> **WHAT THE TASK ASKS**:
Each line below should be reproduced without any alteration.

*****

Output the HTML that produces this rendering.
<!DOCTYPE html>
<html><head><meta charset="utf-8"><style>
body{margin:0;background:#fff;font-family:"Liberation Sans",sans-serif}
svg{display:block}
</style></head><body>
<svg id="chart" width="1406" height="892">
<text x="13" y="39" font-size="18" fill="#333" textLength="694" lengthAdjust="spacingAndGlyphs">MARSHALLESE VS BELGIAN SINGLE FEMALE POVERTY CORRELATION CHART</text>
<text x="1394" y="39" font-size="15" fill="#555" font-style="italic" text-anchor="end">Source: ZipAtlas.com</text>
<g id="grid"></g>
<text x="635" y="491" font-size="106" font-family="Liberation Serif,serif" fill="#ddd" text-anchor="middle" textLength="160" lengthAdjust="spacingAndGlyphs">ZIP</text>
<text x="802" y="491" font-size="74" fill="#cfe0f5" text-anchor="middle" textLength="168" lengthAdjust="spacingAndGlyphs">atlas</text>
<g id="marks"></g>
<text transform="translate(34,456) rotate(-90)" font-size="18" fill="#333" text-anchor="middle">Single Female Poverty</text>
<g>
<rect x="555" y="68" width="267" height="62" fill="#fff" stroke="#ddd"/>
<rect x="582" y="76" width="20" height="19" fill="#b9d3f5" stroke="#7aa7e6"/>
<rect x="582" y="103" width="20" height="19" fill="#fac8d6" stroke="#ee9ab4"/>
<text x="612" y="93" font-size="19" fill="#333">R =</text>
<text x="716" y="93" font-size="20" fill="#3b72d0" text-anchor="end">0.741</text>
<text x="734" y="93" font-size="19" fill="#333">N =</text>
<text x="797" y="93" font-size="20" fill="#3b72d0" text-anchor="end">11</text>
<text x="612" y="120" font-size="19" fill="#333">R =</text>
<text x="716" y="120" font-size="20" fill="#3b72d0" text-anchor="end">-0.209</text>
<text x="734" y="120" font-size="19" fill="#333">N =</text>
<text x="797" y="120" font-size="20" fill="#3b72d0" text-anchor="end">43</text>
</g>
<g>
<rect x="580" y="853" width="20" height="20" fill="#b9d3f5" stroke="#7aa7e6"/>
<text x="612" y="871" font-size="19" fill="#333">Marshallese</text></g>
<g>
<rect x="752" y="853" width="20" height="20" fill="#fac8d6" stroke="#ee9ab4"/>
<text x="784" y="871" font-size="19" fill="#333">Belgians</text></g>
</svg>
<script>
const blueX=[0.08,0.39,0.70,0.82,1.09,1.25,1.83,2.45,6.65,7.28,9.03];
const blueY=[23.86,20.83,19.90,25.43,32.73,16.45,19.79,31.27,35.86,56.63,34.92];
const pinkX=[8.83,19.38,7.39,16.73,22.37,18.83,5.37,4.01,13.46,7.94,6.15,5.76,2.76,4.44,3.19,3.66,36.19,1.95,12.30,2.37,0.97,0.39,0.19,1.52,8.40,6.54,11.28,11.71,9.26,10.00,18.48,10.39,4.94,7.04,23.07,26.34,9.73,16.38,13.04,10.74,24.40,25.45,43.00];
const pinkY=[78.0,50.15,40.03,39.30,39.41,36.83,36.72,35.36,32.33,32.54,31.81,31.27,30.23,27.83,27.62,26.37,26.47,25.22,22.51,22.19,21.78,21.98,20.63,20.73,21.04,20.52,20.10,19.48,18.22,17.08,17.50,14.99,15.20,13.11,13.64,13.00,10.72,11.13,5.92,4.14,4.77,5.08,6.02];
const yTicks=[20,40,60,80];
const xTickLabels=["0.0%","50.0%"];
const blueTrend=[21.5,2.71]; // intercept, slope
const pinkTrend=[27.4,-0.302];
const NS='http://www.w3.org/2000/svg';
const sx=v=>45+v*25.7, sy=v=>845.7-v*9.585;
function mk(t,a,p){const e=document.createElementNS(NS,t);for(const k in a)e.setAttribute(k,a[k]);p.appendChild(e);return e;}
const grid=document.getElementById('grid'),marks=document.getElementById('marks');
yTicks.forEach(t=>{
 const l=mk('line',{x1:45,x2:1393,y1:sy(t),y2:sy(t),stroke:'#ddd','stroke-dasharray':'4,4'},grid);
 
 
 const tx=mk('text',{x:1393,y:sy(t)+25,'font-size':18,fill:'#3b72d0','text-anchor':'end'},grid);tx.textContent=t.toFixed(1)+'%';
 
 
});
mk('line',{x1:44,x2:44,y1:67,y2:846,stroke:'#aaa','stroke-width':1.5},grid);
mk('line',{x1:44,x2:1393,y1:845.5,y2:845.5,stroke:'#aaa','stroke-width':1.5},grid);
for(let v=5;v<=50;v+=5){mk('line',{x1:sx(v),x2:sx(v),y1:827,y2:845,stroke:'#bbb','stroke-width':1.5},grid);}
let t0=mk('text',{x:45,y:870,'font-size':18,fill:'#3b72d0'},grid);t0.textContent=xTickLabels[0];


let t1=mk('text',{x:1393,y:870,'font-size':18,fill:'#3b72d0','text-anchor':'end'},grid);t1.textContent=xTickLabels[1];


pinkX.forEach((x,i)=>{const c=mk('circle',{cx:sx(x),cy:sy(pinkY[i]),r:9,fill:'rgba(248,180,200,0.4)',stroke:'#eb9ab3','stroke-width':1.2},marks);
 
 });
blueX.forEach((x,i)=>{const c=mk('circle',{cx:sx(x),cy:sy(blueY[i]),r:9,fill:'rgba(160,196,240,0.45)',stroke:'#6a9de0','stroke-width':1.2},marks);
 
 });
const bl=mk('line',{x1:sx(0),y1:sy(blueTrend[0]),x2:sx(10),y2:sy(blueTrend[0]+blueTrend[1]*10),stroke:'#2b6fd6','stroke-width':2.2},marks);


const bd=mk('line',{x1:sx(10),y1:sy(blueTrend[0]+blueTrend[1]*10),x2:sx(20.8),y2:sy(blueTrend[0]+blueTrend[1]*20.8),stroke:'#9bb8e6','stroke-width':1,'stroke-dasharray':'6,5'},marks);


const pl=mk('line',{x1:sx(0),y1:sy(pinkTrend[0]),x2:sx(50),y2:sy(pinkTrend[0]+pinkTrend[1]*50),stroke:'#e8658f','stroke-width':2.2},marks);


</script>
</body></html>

*****

> **WRITTEN SOLUTION**:
Output the HTML that produces this rendering.
<!DOCTYPE html>
<html><head><meta charset="utf-8"><style>
body{margin:0;background:#fff;font-family:"Liberation Sans",sans-serif}
svg{display:block}
</style></head><body>
<svg id="chart" width="1406" height="892">
<text x="13" y="39" font-size="18" fill="#333" textLength="694" lengthAdjust="spacingAndGlyphs">MARSHALLESE VS BELGIAN SINGLE FEMALE POVERTY CORRELATION CHART</text>
<text x="1394" y="39" font-size="15" fill="#555" font-style="italic" text-anchor="end">Source: ZipAtlas.com</text>
<g id="grid"></g>
<text x="635" y="491" font-size="106" font-family="Liberation Serif,serif" fill="#ddd" text-anchor="middle" textLength="160" lengthAdjust="spacingAndGlyphs">ZIP</text>
<text x="802" y="491" font-size="74" fill="#cfe0f5" text-anchor="middle" textLength="168" lengthAdjust="spacingAndGlyphs">atlas</text>
<g id="marks"></g>
<text transform="translate(34,456) rotate(-90)" font-size="18" fill="#333" text-anchor="middle">Single Female Poverty</text>
<g>
<rect x="555" y="68" width="267" height="62" fill="#fff" stroke="#ddd"/>
<rect x="582" y="76" width="20" height="19" fill="#b9d3f5" stroke="#7aa7e6"/>
<rect x="582" y="103" width="20" height="19" fill="#fac8d6" stroke="#ee9ab4"/>
<text x="612" y="93" font-size="19" fill="#333">R =</text>
<text x="716" y="93" font-size="20" fill="#3b72d0" text-anchor="end">0.741</text>
<text x="734" y="93" font-size="19" fill="#333">N =</text>
<text x="797" y="93" font-size="20" fill="#3b72d0" text-anchor="end">11</text>
<text x="612" y="120" font-size="19" fill="#333">R =</text>
<text x="716" y="120" font-size="20" fill="#3b72d0" text-anchor="end">-0.209</text>
<text x="734" y="120" font-size="19" fill="#333">N =</text>
<text x="797" y="120" font-size="20" fill="#3b72d0" text-anchor="end">43</text>
</g>
<g>
<rect x="580" y="853" width="20" height="20" fill="#b9d3f5" stroke="#7aa7e6"/>
<text x="612" y="871" font-size="19" fill="#333">Marshallese</text></g>
<g>
<rect x="752" y="853" width="20" height="20" fill="#fac8d6" stroke="#ee9ab4"/>
<text x="784" y="871" font-size="19" fill="#333">Belgians</text></g>
</svg>
<script>
const blueX=[0.08,0.39,0.70,0.82,1.09,1.25,1.83,2.45,6.65,7.28,9.03];
const blueY=[23.86,20.83,19.90,25.43,32.73,16.45,19.79,31.27,35.86,56.63,34.92];
const pinkX=[8.83,19.38,7.39,16.73,22.37,18.83,5.37,4.01,13.46,7.94,6.15,5.76,2.76,4.44,3.19,3.66,36.19,1.95,12.30,2.37,0.97,0.39,0.19,1.52,8.40,6.54,11.28,11.71,9.26,10.00,18.48,10.39,4.94,7.04,23.07,26.34,9.73,16.38,13.04,10.74,24.40,25.45,43.00];
const pinkY=[78.0,50.15,40.03,39.30,39.41,36.83,36.72,35.36,32.33,32.54,31.81,31.27,30.23,27.83,27.62,26.37,26.47,25.22,22.51,22.19,21.78,21.98,20.63,20.73,21.04,20.52,20.10,19.48,18.22,17.08,17.50,14.99,15.20,13.11,13.64,13.00,10.72,11.13,5.92,4.14,4.77,5.08,6.02];
const yTicks=[20,40,60,80];
const xTickLabels=["0.0%","50.0%"];
const blueTrend=[21.5,2.71]; // intercept, slope
const pinkTrend=[27.4,-0.302];
const NS='http://www.w3.org/2000/svg';
const sx=v=>45+v*25.7, sy=v=>845.7-v*9.585;
function mk(t,a,p){const e=document.createElementNS(NS,t);for(const k in a)e.setAttribute(k,a[k]);p.appendChild(e);return e;}
const grid=document.getElementById('grid'),marks=document.getElementById('marks');
yTicks.forEach(t=>{
 const l=mk('line',{x1:45,x2:1393,y1:sy(t),y2:sy(t),stroke:'#ddd','stroke-dasharray':'4,4'},grid);
 
 
 const tx=mk('text',{x:1393,y:sy(t)+25,'font-size':18,fill:'#3b72d0','text-anchor':'end'},grid);tx.textContent=t.toFixed(1)+'%';
 
 
});
mk('line',{x1:44,x2:44,y1:67,y2:846,stroke:'#aaa','stroke-width':1.5},grid);
mk('line',{x1:44,x2:1393,y1:845.5,y2:845.5,stroke:'#aaa','stroke-width':1.5},grid);
for(let v=5;v<=50;v+=5){mk('line',{x1:sx(v),x2:sx(v),y1:827,y2:845,stroke:'#bbb','stroke-width':1.5},grid);}
let t0=mk('text',{x:45,y:870,'font-size':18,fill:'#3b72d0'},grid);t0.textContent=xTickLabels[0];


let t1=mk('text',{x:1393,y:870,'font-size':18,fill:'#3b72d0','text-anchor':'end'},grid);t1.textContent=xTickLabels[1];


pinkX.forEach((x,i)=>{const c=mk('circle',{cx:sx(x),cy:sy(pinkY[i]),r:9,fill:'rgba(248,180,200,0.4)',stroke:'#eb9ab3','stroke-width':1.2},marks);
 
 });
blueX.forEach((x,i)=>{const c=mk('circle',{cx:sx(x),cy:sy(blueY[i]),r:9,fill:'rgba(160,196,240,0.45)',stroke:'#6a9de0','stroke-width':1.2},marks);
 
 });
const bl=mk('line',{x1:sx(0),y1:sy(blueTrend[0]),x2:sx(10),y2:sy(blueTrend[0]+blueTrend[1]*10),stroke:'#2b6fd6','stroke-width':2.2},marks);


const bd=mk('line',{x1:sx(10),y1:sy(blueTrend[0]+blueTrend[1]*10),x2:sx(20.8),y2:sy(blueTrend[0]+blueTrend[1]*20.8),stroke:'#9bb8e6','stroke-width':1,'stroke-dasharray':'6,5'},marks);


const pl=mk('line',{x1:sx(0),y1:sy(pinkTrend[0]),x2:sx(50),y2:sy(pinkTrend[0]+pinkTrend[1]*50),stroke:'#e8658f','stroke-width':2.2},marks);


</script>
</body></html>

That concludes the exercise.